**Direction:** In the listing that follows, how many lines contain the string "matplotlib"? Provide only the number.

START

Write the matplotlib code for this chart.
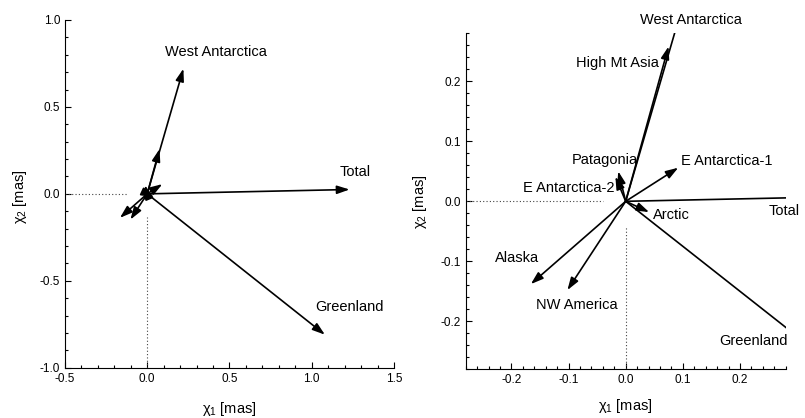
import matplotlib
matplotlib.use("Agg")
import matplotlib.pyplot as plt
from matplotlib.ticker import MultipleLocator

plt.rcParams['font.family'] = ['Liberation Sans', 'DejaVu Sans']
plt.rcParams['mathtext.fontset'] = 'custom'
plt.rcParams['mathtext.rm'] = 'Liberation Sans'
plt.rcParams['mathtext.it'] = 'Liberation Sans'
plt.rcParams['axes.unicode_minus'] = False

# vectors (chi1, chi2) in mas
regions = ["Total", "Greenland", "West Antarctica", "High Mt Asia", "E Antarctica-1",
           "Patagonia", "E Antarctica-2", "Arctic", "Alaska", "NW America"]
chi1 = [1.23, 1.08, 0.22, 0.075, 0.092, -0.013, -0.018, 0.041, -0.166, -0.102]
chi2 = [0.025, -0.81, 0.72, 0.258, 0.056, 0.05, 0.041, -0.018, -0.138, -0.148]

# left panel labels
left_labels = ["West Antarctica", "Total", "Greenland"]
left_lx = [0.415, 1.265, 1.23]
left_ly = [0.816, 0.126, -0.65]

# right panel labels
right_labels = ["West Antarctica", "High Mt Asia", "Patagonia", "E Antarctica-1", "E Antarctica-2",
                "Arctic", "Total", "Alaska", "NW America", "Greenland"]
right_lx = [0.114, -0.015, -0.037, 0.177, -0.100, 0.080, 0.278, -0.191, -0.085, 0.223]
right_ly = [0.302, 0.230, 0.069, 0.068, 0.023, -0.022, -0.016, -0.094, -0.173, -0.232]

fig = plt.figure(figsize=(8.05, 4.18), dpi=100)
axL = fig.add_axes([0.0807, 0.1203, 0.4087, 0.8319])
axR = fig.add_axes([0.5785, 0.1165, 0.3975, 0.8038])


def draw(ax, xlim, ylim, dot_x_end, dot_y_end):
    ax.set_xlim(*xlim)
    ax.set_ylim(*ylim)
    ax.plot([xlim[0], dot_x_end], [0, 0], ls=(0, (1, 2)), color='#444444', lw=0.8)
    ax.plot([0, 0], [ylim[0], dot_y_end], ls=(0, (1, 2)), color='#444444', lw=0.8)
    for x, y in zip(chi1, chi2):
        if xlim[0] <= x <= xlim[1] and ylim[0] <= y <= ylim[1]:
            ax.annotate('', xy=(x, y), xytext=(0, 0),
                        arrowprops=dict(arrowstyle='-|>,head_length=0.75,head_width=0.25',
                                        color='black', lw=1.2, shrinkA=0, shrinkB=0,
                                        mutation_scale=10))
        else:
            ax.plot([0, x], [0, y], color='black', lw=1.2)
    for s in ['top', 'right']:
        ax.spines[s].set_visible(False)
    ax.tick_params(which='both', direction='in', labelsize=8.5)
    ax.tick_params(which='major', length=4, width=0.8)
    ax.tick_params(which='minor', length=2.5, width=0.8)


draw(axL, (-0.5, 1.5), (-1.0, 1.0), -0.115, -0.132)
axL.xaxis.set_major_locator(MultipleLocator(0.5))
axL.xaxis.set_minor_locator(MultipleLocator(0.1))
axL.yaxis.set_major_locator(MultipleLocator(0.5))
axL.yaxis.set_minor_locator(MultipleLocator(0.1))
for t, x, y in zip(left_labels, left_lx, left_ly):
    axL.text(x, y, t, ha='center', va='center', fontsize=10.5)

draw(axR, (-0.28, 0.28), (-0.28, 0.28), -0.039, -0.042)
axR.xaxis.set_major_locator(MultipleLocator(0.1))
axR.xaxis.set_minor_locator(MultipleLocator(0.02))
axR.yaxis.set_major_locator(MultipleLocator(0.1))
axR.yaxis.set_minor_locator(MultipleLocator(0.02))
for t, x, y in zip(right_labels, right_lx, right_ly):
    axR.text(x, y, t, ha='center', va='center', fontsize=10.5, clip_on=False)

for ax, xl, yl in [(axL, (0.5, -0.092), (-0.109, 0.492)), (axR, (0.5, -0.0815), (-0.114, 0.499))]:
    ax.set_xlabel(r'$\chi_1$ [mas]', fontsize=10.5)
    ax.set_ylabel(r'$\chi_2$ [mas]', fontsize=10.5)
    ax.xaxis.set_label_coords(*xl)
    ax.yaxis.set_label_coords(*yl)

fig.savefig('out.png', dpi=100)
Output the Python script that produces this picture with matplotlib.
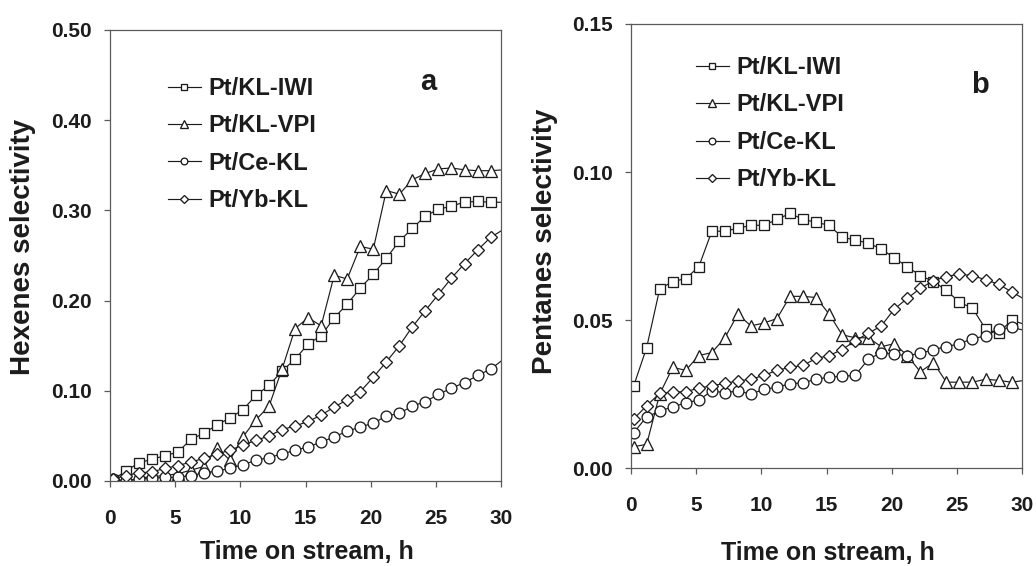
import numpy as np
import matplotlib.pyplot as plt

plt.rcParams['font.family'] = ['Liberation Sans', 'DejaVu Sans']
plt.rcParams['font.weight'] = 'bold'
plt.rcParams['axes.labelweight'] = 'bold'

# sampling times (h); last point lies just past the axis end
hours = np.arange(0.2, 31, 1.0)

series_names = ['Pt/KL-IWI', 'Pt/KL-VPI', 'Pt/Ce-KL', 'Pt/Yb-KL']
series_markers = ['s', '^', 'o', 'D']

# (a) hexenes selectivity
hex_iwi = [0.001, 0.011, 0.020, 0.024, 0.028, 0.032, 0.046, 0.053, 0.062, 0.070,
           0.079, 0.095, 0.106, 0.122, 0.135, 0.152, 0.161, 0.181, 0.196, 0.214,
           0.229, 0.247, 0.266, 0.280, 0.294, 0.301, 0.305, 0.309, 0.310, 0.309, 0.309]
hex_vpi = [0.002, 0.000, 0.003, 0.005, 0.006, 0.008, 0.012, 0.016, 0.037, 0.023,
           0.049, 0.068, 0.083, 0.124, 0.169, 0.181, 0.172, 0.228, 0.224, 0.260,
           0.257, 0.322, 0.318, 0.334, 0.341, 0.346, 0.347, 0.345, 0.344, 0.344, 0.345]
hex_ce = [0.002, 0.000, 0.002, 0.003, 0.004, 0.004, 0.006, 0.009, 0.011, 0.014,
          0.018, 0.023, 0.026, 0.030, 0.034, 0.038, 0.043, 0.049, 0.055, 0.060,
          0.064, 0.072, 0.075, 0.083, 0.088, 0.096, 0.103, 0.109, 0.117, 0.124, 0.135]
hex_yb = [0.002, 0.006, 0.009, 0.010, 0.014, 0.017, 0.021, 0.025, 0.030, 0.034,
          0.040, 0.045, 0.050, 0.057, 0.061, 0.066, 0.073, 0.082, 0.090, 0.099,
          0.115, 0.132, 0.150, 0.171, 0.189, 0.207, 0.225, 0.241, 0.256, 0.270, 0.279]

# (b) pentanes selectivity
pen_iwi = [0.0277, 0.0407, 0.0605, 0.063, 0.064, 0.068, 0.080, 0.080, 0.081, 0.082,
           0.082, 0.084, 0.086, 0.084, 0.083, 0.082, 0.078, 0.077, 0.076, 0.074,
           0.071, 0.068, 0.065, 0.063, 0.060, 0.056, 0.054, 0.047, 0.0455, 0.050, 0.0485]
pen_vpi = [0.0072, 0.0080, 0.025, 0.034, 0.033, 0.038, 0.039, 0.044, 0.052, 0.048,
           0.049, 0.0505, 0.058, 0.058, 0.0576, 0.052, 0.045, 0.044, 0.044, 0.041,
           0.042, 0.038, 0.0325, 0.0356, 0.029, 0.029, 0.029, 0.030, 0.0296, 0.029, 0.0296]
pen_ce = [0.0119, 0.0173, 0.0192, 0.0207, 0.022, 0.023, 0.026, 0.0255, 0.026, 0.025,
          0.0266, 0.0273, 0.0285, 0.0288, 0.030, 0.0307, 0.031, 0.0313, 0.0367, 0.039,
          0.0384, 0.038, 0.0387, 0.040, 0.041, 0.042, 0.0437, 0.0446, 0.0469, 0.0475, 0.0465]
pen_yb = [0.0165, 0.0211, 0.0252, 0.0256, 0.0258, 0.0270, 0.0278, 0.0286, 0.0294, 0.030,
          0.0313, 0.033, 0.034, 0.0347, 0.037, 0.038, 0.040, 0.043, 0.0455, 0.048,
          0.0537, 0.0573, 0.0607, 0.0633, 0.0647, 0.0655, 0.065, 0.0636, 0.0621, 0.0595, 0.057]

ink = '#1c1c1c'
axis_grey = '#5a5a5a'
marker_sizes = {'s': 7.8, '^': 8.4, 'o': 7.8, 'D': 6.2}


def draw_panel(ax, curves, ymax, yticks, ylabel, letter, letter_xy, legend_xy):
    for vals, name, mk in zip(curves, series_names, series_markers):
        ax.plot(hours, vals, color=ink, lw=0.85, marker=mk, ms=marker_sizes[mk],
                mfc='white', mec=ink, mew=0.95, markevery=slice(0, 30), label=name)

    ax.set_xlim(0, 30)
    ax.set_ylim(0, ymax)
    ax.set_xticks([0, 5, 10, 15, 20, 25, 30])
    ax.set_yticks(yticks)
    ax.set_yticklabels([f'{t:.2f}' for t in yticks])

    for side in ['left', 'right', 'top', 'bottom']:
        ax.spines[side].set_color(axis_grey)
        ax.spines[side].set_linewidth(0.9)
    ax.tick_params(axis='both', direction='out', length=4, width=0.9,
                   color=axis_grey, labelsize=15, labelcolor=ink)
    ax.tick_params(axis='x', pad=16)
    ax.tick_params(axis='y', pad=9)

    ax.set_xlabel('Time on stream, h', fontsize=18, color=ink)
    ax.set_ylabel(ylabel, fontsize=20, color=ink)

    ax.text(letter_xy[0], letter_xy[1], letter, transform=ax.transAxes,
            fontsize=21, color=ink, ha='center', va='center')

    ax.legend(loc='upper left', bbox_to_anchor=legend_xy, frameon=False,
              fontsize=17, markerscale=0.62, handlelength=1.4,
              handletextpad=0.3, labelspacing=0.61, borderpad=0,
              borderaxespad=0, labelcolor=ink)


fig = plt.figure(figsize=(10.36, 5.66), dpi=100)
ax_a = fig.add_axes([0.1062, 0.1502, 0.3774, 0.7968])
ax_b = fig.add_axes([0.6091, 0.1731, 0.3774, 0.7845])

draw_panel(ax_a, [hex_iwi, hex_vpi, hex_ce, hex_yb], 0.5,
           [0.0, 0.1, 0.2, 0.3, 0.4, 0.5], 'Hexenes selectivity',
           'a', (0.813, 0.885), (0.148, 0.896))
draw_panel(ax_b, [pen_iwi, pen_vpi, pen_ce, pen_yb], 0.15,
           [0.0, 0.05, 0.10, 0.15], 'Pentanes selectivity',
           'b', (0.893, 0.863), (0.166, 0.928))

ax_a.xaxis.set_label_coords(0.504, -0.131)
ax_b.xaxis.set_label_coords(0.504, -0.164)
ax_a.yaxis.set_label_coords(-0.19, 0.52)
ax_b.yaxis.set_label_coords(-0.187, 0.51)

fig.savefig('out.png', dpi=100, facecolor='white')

END

**Result for this task:** 7